6ピンのものでは最大で75W、8ピンのものでは最大で150Wの電力をグラフィックスカードに供給するそうです。

・12VHPWRコネクタ
ビデオカードに接続するコネクタ。PCI Express 5.0で規定査定さています。給電能力は最大600W。端子は電源用の12ピンに制御用の4ピンが加わり合計で16ピンとなっています。 大電流による過熱焼損を防ぐため、コネクタを根元までしっかり挿入すること、ケーブルを必要以上に曲げないことが推奨されています。・・・どの様なコネクタでもしっかりと根元まで挿入確認をすることは重要です。

3.ATX電源の使用上の注意点

適切な容量の選定が重要です。ATX電源の給電能力が不足すると、ご使用PCの故障の原因となる可能性があります。 たとえ定格内の使用であっても、供給電力に余裕がない場合、電源ユニットは発熱し、寿命に影響を及ぼし寿命が短くなることがあります。
出力電流値は各出力「(コネクタ)毎で異なるため、総出力値だけでは判断は難しいです。電力の変換効率は定格出力値の50%付近が最適ですので。余裕を持った選択を行う事が望ましいです。
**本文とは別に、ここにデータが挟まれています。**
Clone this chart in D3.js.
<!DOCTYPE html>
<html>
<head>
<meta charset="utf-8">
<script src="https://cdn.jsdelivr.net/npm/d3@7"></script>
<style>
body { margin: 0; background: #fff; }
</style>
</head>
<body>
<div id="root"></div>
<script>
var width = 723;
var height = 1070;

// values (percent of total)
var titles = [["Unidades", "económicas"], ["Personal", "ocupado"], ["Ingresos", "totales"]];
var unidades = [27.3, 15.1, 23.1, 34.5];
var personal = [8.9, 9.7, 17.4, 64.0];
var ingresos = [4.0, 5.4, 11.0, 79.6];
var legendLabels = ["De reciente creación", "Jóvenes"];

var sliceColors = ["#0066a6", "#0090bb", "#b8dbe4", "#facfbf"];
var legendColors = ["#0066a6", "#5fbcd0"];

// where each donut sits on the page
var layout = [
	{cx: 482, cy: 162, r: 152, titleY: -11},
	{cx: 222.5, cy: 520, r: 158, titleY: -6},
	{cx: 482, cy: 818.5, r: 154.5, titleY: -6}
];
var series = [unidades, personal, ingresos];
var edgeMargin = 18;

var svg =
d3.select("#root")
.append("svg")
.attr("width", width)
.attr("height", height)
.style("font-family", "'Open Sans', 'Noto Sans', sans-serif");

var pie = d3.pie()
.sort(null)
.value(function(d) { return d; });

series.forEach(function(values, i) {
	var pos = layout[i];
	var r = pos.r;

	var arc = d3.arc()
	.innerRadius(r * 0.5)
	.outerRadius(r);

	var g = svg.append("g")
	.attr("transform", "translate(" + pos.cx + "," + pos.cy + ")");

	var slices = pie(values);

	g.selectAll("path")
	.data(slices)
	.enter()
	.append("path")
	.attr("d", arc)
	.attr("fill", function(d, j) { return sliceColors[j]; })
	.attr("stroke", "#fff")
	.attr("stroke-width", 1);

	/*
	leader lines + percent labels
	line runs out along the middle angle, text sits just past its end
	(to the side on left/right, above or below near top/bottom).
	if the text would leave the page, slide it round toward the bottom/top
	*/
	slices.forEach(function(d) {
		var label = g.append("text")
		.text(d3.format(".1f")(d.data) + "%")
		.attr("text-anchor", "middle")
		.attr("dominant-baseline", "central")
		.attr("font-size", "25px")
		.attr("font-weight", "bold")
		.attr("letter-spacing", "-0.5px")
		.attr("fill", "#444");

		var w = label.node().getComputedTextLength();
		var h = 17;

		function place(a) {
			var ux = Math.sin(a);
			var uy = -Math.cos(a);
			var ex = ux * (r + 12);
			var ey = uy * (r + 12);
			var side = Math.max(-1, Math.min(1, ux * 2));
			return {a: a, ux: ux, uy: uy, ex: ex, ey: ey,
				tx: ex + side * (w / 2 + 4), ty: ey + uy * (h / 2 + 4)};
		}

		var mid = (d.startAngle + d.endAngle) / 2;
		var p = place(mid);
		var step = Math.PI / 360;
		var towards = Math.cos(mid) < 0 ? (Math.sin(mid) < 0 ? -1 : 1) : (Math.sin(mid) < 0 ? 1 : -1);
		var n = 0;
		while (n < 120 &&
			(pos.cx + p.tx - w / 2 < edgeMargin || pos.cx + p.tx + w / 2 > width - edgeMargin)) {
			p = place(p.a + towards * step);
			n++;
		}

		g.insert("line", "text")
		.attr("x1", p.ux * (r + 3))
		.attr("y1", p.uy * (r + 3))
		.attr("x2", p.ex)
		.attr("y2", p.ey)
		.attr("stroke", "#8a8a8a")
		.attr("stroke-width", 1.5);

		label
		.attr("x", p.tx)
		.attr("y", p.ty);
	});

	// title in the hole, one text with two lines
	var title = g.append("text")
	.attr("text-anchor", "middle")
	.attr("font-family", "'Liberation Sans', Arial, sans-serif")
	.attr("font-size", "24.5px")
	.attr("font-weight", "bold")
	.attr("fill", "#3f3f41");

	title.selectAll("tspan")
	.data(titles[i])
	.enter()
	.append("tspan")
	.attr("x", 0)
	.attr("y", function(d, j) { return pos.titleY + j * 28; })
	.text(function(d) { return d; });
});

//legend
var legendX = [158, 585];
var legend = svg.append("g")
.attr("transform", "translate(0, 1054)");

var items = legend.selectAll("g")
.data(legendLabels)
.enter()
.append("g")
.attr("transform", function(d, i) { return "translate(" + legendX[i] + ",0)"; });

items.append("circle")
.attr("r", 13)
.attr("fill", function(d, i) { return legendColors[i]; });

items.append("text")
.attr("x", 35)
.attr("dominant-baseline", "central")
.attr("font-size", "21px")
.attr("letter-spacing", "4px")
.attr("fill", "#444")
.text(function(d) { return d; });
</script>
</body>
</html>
+5VSB(+5V standby voltage)はパソコンをシャットダウンした後も待機電力として常時マザーボードなどに供給され続けている為、パーツ交換などでPC筐体内部を触るときはメイン電源スイッチをオフにするか電源プラグを抜くことを怠ると故障の要因となります。
また主電源をオフまたは電源プラグを抜いてもATX電源内部のコンデンサなどに電気が残っているため内部コンデンサの放電を待つようにしましょう。
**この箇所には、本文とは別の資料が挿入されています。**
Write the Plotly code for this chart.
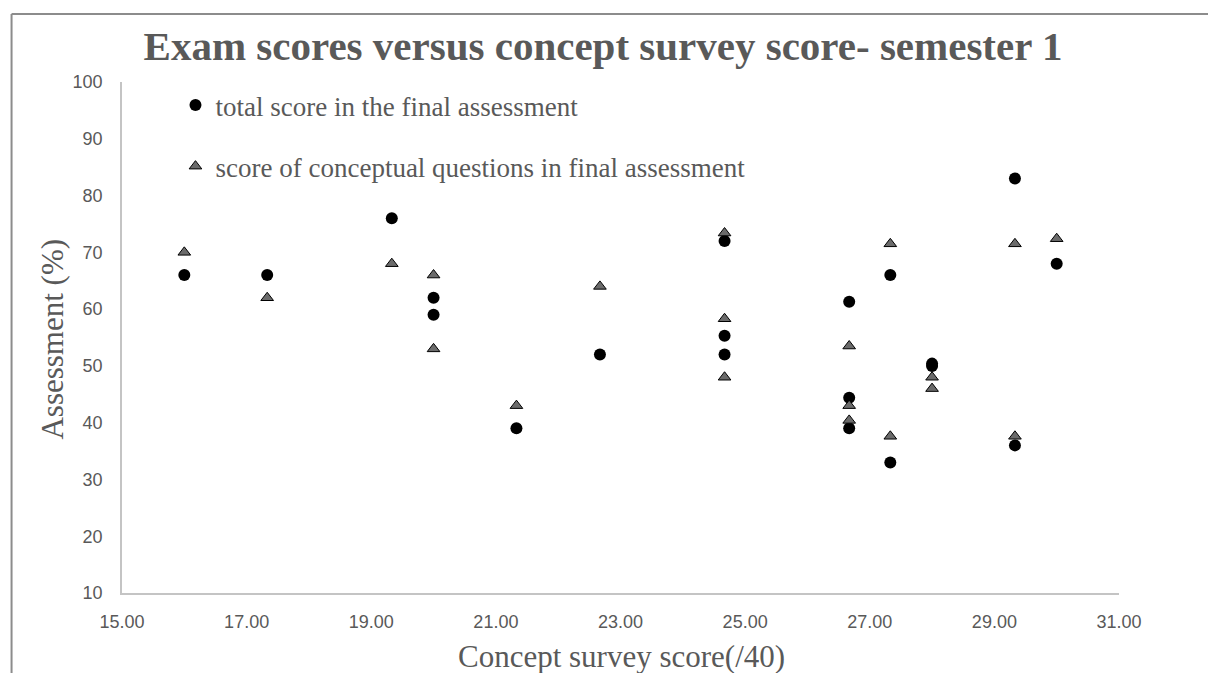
import plotly.graph_objects as go

# Concept survey score (/40) for each student
concept_x_total = [16.00, 17.33, 19.33, 20.00, 20.00, 21.33, 22.67, 24.67, 24.67, 24.67,
                   26.67, 26.67, 26.67, 27.33, 27.33, 28.00, 28.00, 29.33, 29.33, 30.00]
total_score = [66, 66, 76, 62, 59, 39, 52, 72, 55.3, 52,
               61.3, 44.4, 39, 66, 33, 50, 50.4, 83, 36, 68]

concept_x_conc = [16.00, 17.33, 19.33, 20.00, 20.00, 21.33, 22.67, 24.67, 24.67, 24.67,
                  26.67, 26.67, 26.67, 27.33, 27.33, 28.00, 28.00, 29.33, 29.33, 30.00]
conceptual_score = [70, 62, 68, 66, 53, 43, 64, 73.4, 58.3, 48,
                    53.5, 43, 40.4, 71.5, 37.6, 48, 46, 71.5, 37.6, 72.4]

x_ticks = [15, 17, 19, 21, 23, 25, 27, 29, 31]
y_ticks = [10, 20, 30, 40, 50, 60, 70, 80, 90, 100]

title_text = "Exam scores versus concept survey score- semester 1"
x_title = "Concept survey score(/40)"
y_title = "Assessment (%)"
name_total = "total score in the final assessment"
name_conc = "score of conceptual questions in final assessment"

GREY = "#595959"
SERIF = "Liberation Serif, Times New Roman, serif"
SANS = "Liberation Sans, Arial, sans-serif"

W, H = 1208, 673
L, R, T, B = 121.5, 89, 82, 80
pw = W - L - R
ph = H - T - B


def px2x(px):
    return (px - L) / pw


def py2y(py):
    return (H - B - py) / ph


fig = go.Figure()
fig.add_trace(go.Scatter(
    x=concept_x_total, y=total_score, mode="markers", name=name_total,
    legendgroup="a",
    marker=dict(symbol="circle", size=12, color="black", line=dict(width=0)),
))
fig.add_trace(go.Scatter(
    x=concept_x_conc, y=conceptual_score, mode="markers", name=name_conc,
    legendgroup="b",
    marker=dict(symbol="triangle-up", size=11, color="#6b6b6b",
                line=dict(width=1, color="black")),
))

fig.update_layout(
    width=W, height=H,
    margin=dict(l=L, r=R, t=T, b=B, autoexpand=False),
    paper_bgcolor="white", plot_bgcolor="white",
    title=dict(text=title_text, x=603 / W, xanchor="center",
               y=1 - 46 / H, yanchor="middle",
               font=dict(family=SERIF, size=41, color=GREY, weight="bold")),
    showlegend=True,
    legend=dict(x=px2x(175), y=py2y(81), xanchor="left", yanchor="top",
                font=dict(family=SERIF, size=27, color=GREY),
                bgcolor="rgba(0,0,0,0)", tracegroupgap=23,
                traceorder="grouped"),
    xaxis=dict(range=[15, 31], tickvals=x_ticks, tickformat=".2f",
               showgrid=False, zeroline=False, showline=True,
               linecolor="#c4c4c4", linewidth=1.5, ticks="",
               tickfont=dict(family=SANS, size=18, color=GREY),
               ticklabelstandoff=12),
    yaxis=dict(range=[10, 100], tickvals=y_ticks,
               showgrid=False, zeroline=False, showline=True,
               linecolor="#c4c4c4", linewidth=1.5, ticks="",
               tickfont=dict(family=SANS, size=18, color=GREY),
               ticklabelstandoff=14),
    annotations=[
        dict(text=x_title, xref="paper", yref="paper", x=px2x(621.5), y=py2y(656),
             xanchor="center", yanchor="middle", showarrow=False,
             font=dict(family=SERIF, size=31, color=GREY)),
        dict(text=y_title, xref="paper", yref="paper", x=px2x(51), y=py2y(339),
             xanchor="center", yanchor="middle", showarrow=False, textangle=-90,
             font=dict(family=SERIF, size=31, color=GREY)),
    ],
    shapes=[
        dict(type="line", xref="paper", yref="paper", x0=px2x(11), x1=px2x(11),
             y0=py2y(14), y1=py2y(H + 5), line=dict(color="#8c8c8c", width=2)),
        dict(type="line", xref="paper", yref="paper", x0=px2x(11), x1=px2x(W + 5),
             y0=py2y(14), y1=py2y(14), line=dict(color="#8c8c8c", width=2)),
    ],
)

fig.write_html("out.html",
               config={"displayModeBar": False},
               post_script="document.body.style.margin='0';"
                           "document.body.style.overflow='hidden';")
よく聞く方法として、メイン電源オフ(電源プラグを抜く)にしてから電源スイッチの空押しを行う方法があります。しかし一定時間放置して自己放電を行うほうがより安全かと思いますので、ご使用のATX電源の取り扱い説明書などで確認ください。
・安全と品質のマーク、商用電源に接続される電気機器には使用する国や地域によって安全と品質の証のマークを確認しましょう。 UL・TUV、CCCなどですね。日本ではPSEマークになります(日本国内ではこのPSEマークがないと商用電源に接続することができません)。